F.A.R.'s latest and greatest is a call for brainstorming sessions with members of STREB who are doing a one-week residency here and from whom F.A.R. has commissioned a project called STREB: BRAVE. BRAVE, "an in-depth exploration of the circle and perpetual motion," is a collaborative effort among choreographer Elizabeth Streb, composer David Van Tieghem, the MIT Media Lab, and projection designer Aaron Henderson that's supposed to incorporate visuals set off by the action of dancers and equipment on stage. For a taste of what STREB's done in the past, take a look at www.youtube.com/watch?v=HgYW6D5IyR0. From its latest geek-speak e-mail, F.A.R.'s looking for possible local BRAVE spin-off projects.
It's hard not to wonder whether Diane Halle was aware of what eventually would be done with her money at the time she pledged it to F.A.R. Doubtful, because it's obvious that even F.A.R. didn't know what it was going to do with the money. Yes, our community can benefit from the importation of lecturers in a variety of disciplines and, for a chosen few in the Phoenix arts community, there may be an opportunity to connect with people working in other parts of the world (in the case of STREB: BRAVE, you're out of luck unless you're conversant in openframeworks, a library for coding audio-visual compositions in C++). But all this is a far cry from the original aim of the institute: being a bridge between the university and the community.

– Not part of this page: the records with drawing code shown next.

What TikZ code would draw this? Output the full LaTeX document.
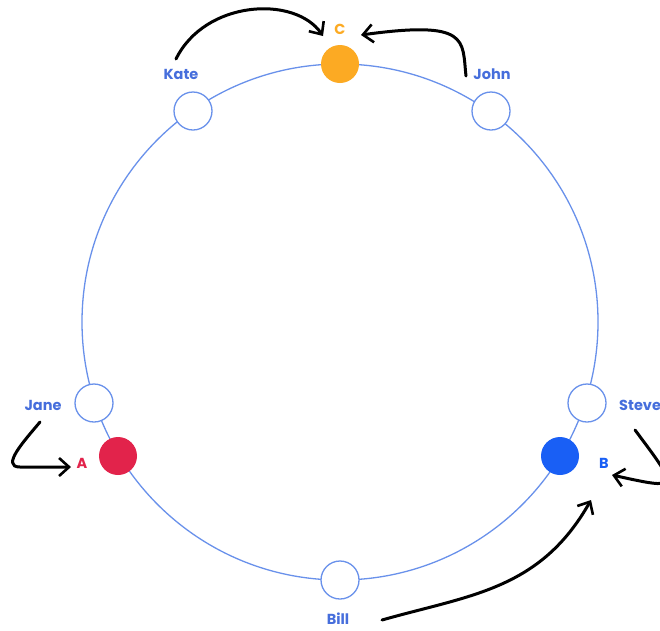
\documentclass[tikz,border=0pt]{standalone}
\usepackage{fontspec}
\setmainfont{Poppins}
\usetikzlibrary{arrows.meta}
\definecolor{ring}{RGB}{105,145,235}
\definecolor{lbl}{RGB}{70,110,220}
\definecolor{corange}{RGB}{252,170,35}
\definecolor{cred}{RGB}{226,35,75}
\definecolor{cblue}{RGB}{25,95,245}
\begin{document}
\begin{tikzpicture}[x=1pt,y=-1pt,
  empty/.style={circle,draw=ring,line width=1.3pt,fill=white,minimum size=38pt,inner sep=0pt},
  filled/.style={circle,minimum size=38pt,inner sep=0pt},
  name label/.style={text=lbl,font=\fontsize{14.5}{14.5}\selectfont\bfseries},
  hand/.style={black,line width=3pt,line cap=round,-{Straight Barb[length=10pt,width=18pt,line width=2.6pt]}}]
\useasboundingbox (0,0) rectangle (660,630);
\clip (0,0) rectangle (660,630);
\fill[white] (0,0) rectangle (660,630);
\node[circle,draw=ring,line width=1.3pt,minimum size=516pt,inner sep=0pt] (ring) at (340,322) {};
\node[empty] (kate) at (193,111) {};
\node[empty] (john) at (491,111) {};
\node[empty] (jane) at (94,403) {};
\node[empty] (steve) at (587,403) {};
\node[empty] (bill) at (340,580) {};
\node[filled,fill=corange] (c) at (340,64) {};
\node[filled,fill=cred] (a) at (118,456) {};
\node[filled,fill=cblue] (b) at (560,456) {};
\node[name label] (katel) at (181,74) {Kate};
\node[name label] (johnl) at (492,74) {John};
\node[name label] (janel) at (43,405) {Jane};
\node[name label,anchor=west,inner sep=0pt] (stevel) at (619,405) {Steve};
\node[name label] (billl) at (338,619) {Bill};
\node[name label,text=corange] (cl) at (340,29) {C};
\node[name label,text=cred] (al) at (82,463) {A};
\node[name label,text=cblue] (bl) at (604,463) {B};
\coordinate (k0) at (176,59);
\coordinate (k1) at (323,36);
\coordinate (j0) at (466,76);
\coordinate (j1) at (361,35);
\coordinate (n0) at (40,422);
\coordinate (n1) at (71,467);
\coordinate (s0) at (635,430);
\coordinate (s1) at (612,475);
\coordinate (b0) at (382,620);
\coordinate (b1) at (591,500);
\draw[hand] (k0) .. controls (205,0) and (295,-5) .. (k1);
\draw[hand] (j0) .. controls (462,40) and (470,20) .. (j1);
\draw[hand] (n0) .. controls (25,440) and (0,467) .. (20,467) -- (n1);
\draw[hand] (s0) .. controls (680,490) and (680,490) .. (s1);
\draw[hand] (b0) .. controls (470,595) and (540,590) .. (b1);
\end{tikzpicture}
\end{document}
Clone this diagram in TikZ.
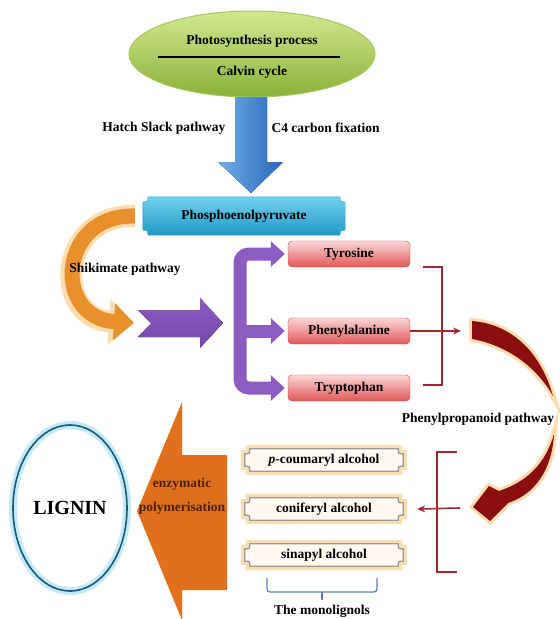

Ferguson and Knode say they're trying to elevate artistic research to the level afforded scientific research, which often ends up experimentally empty-handed. By casting elusive artistic "exploration" in terms of meat-and-potatoes scientific research, it's easy to suspect that both Crow and Ferguson hope to lure future F.A.R. program funders who will pony up bountiful bucks, betting that some idea sprouted by a F.A.R.-underwritten artist, writer, or scholar might lead to commercial application. This is exactly what has happened with ASU's Arts, Media and Engineering program, formerly known as the Institute for Studies in the Arts, which, unlike F.A.R., has its own faculty and brick-and-mortar facilities. Because of its rebirth in scientific- and humanitarian-flavored terms, A.M.E. has been awarded several notable National Science Foundation grants, as well as at least one from the National Endowment for the Arts.